## Task objective
Quote the data exactly, first line to the line containing "const countError = 0.0018;", with no pictures.

----------

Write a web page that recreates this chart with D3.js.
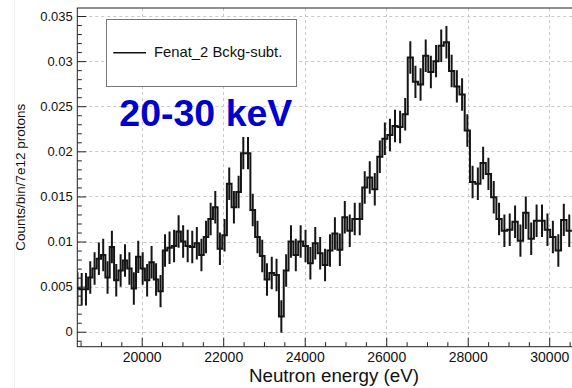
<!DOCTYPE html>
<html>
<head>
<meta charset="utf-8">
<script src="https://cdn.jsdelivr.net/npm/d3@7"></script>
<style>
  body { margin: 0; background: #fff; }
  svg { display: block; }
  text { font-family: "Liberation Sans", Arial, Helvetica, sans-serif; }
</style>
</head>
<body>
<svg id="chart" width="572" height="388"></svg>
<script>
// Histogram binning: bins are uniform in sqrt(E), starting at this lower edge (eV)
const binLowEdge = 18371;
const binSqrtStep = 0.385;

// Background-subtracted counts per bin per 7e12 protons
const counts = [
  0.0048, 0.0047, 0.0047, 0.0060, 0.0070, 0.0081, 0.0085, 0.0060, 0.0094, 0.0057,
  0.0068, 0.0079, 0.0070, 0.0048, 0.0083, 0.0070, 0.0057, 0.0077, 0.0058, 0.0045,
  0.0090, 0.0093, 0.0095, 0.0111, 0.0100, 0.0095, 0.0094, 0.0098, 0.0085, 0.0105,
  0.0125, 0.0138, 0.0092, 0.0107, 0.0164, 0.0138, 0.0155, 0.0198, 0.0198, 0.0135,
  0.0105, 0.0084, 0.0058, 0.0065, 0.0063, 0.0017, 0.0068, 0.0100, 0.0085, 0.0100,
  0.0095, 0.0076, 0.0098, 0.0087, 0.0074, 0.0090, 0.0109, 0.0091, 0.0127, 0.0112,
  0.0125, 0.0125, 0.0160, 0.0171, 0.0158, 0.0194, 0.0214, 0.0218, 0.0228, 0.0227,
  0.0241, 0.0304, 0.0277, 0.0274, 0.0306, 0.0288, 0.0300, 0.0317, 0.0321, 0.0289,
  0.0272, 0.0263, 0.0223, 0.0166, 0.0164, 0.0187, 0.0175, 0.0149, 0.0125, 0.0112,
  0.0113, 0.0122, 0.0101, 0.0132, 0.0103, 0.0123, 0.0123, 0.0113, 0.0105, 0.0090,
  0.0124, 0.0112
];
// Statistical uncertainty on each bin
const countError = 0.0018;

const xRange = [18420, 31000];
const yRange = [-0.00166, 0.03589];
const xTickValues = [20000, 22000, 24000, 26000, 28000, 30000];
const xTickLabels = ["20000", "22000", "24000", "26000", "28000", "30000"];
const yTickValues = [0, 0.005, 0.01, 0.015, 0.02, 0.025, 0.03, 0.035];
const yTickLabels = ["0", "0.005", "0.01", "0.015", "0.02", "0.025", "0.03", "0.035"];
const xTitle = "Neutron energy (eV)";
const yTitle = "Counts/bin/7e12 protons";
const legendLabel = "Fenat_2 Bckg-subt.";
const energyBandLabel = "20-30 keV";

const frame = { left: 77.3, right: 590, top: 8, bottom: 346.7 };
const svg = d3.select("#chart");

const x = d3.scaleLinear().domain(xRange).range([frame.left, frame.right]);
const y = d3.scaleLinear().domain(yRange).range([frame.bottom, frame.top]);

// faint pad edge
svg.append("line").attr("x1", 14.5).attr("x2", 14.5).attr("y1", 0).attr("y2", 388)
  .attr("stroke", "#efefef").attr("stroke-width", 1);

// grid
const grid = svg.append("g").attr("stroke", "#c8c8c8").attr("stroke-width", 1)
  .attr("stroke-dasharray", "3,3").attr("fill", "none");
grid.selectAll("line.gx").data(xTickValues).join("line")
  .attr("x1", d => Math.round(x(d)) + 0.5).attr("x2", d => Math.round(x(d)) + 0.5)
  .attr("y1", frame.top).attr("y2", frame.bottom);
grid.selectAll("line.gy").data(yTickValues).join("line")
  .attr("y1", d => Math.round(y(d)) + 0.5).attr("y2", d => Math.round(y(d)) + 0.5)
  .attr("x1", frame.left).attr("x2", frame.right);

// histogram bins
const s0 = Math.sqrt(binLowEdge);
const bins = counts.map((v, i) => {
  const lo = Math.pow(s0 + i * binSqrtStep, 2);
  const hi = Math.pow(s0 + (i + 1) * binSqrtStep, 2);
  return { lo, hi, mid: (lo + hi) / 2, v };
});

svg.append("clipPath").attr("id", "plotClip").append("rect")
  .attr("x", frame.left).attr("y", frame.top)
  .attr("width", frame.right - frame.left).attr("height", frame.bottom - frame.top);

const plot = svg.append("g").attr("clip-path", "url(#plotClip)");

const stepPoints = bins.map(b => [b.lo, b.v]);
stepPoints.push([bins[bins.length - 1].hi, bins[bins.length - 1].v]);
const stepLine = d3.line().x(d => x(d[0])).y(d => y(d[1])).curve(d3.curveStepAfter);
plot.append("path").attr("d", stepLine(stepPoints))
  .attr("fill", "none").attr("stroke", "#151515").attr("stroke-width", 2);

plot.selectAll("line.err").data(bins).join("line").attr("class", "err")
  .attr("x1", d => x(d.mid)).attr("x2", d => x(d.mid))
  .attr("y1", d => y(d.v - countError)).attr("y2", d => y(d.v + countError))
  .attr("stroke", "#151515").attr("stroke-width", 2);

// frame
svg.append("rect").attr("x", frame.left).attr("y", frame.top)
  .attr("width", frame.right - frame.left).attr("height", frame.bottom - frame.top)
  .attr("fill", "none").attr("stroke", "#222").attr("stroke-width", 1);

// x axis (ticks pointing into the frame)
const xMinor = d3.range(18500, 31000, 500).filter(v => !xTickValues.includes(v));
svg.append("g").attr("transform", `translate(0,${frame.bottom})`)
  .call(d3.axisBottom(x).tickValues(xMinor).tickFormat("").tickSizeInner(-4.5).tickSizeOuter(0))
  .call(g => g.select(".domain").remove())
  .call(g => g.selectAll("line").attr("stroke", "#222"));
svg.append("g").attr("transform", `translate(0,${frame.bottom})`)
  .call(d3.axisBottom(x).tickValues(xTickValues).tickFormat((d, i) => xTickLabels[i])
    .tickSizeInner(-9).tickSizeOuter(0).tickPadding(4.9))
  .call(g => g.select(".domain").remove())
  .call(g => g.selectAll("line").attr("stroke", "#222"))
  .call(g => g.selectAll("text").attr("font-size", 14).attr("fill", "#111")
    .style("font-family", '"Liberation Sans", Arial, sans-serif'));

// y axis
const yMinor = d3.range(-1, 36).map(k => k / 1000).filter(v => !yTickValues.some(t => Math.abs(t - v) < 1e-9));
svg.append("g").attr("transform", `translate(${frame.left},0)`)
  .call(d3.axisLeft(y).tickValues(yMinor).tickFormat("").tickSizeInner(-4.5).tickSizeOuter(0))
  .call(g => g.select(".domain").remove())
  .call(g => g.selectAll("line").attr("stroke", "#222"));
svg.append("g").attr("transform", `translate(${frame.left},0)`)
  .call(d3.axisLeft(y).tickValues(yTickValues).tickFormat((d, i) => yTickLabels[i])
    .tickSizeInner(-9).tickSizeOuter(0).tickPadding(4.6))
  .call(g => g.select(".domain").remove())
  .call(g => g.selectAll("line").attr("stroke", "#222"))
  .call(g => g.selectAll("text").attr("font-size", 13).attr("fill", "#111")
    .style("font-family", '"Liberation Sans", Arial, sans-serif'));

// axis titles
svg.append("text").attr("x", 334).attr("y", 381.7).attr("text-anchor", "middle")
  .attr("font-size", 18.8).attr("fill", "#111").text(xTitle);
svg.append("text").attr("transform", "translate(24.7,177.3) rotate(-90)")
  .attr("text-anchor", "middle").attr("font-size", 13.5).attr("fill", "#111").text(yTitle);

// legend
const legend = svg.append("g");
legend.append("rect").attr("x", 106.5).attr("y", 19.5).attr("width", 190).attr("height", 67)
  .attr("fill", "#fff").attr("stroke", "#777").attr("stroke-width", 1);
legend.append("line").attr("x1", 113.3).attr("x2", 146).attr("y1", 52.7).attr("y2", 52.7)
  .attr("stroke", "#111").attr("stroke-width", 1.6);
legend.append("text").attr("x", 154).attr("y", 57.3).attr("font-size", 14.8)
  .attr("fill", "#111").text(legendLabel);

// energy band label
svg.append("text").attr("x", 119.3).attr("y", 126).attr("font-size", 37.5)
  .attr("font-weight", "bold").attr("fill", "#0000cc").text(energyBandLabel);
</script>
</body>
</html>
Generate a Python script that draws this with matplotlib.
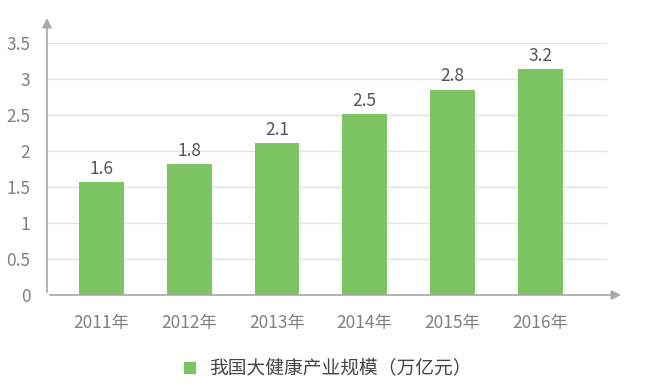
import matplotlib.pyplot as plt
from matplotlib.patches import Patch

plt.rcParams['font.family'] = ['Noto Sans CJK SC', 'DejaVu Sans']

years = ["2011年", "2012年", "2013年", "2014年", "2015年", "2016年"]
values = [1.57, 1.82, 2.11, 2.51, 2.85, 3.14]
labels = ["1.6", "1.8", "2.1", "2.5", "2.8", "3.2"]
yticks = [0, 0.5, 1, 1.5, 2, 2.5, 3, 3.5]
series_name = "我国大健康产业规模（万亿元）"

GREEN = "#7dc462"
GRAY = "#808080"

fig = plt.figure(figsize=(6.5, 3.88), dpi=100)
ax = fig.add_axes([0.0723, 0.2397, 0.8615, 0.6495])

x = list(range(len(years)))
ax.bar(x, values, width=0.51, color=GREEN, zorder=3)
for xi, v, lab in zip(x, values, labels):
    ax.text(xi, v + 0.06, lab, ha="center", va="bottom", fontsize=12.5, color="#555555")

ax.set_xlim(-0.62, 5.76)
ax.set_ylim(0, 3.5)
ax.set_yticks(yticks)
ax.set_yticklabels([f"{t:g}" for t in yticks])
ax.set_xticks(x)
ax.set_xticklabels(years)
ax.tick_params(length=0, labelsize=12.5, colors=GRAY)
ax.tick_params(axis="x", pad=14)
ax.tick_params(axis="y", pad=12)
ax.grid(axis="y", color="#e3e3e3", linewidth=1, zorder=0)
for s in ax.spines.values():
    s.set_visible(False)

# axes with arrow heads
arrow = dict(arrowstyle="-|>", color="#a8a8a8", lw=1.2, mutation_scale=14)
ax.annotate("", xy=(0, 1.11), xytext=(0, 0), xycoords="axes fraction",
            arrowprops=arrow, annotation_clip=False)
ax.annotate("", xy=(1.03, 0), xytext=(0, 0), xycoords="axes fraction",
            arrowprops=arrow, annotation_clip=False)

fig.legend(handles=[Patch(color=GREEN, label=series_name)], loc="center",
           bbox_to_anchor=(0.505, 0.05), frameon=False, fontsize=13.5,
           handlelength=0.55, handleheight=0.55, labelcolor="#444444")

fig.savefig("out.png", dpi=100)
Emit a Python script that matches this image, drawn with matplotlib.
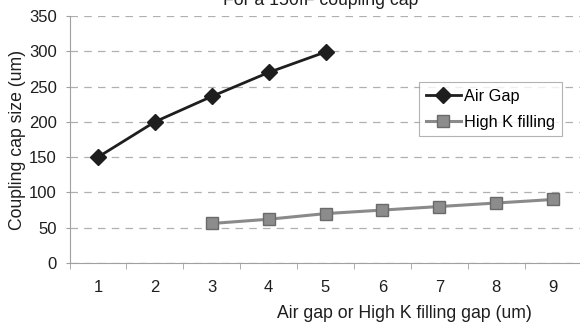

----------

## The reply
Write a web page that recreates this chart with D3.js.
<!DOCTYPE html>
<html>
<head>
<meta charset="utf-8">
<script src="https://cdn.jsdelivr.net/npm/d3@7"></script>
<style>
  body { margin: 0; background: #fff; }
  svg { display: block; }
  text { font-family: "Liberation Sans", Arial, Helvetica, sans-serif; }
</style>
</head>
<body>
<svg id="chart" width="572" height="388"></svg>
<script>
// Histogram binning: bins are uniform in sqrt(E), starting at this lower edge (eV)
const binLowEdge = 18371;
const binSqrtStep = 0.385;

// Background-subtracted counts per bin per 7e12 protons
const counts = [
  0.0048, 0.0047, 0.0047, 0.0060, 0.0070, 0.0081, 0.0085, 0.0060, 0.0094, 0.0057,
  0.0068, 0.0079, 0.0070, 0.0048, 0.0083, 0.0070, 0.0057, 0.0077, 0.0058, 0.0045,
  0.0090, 0.0093, 0.0095, 0.0111, 0.0100, 0.0095, 0.0094, 0.0098, 0.0085, 0.0105,
  0.0125, 0.0138, 0.0092, 0.0107, 0.0164, 0.0138, 0.0155, 0.0198, 0.0198, 0.0135,
  0.0105, 0.0084, 0.0058, 0.0065, 0.0063, 0.0017, 0.0068, 0.0100, 0.0085, 0.0100,
  0.0095, 0.0076, 0.0098, 0.0087, 0.0074, 0.0090, 0.0109, 0.0091, 0.0127, 0.0112,
  0.0125, 0.0125, 0.0160, 0.0171, 0.0158, 0.0194, 0.0214, 0.0218, 0.0228, 0.0227,
  0.0241, 0.0304, 0.0277, 0.0274, 0.0306, 0.0288, 0.0300, 0.0317, 0.0321, 0.0289,
  0.0272, 0.0263, 0.0223, 0.0166, 0.0164, 0.0187, 0.0175, 0.0149, 0.0125, 0.0112,
  0.0113, 0.0122, 0.0101, 0.0132, 0.0103, 0.0123, 0.0123, 0.0113, 0.0105, 0.0090,
  0.0124, 0.0112
];
// Statistical uncertainty on each bin
const countError = 0.0018;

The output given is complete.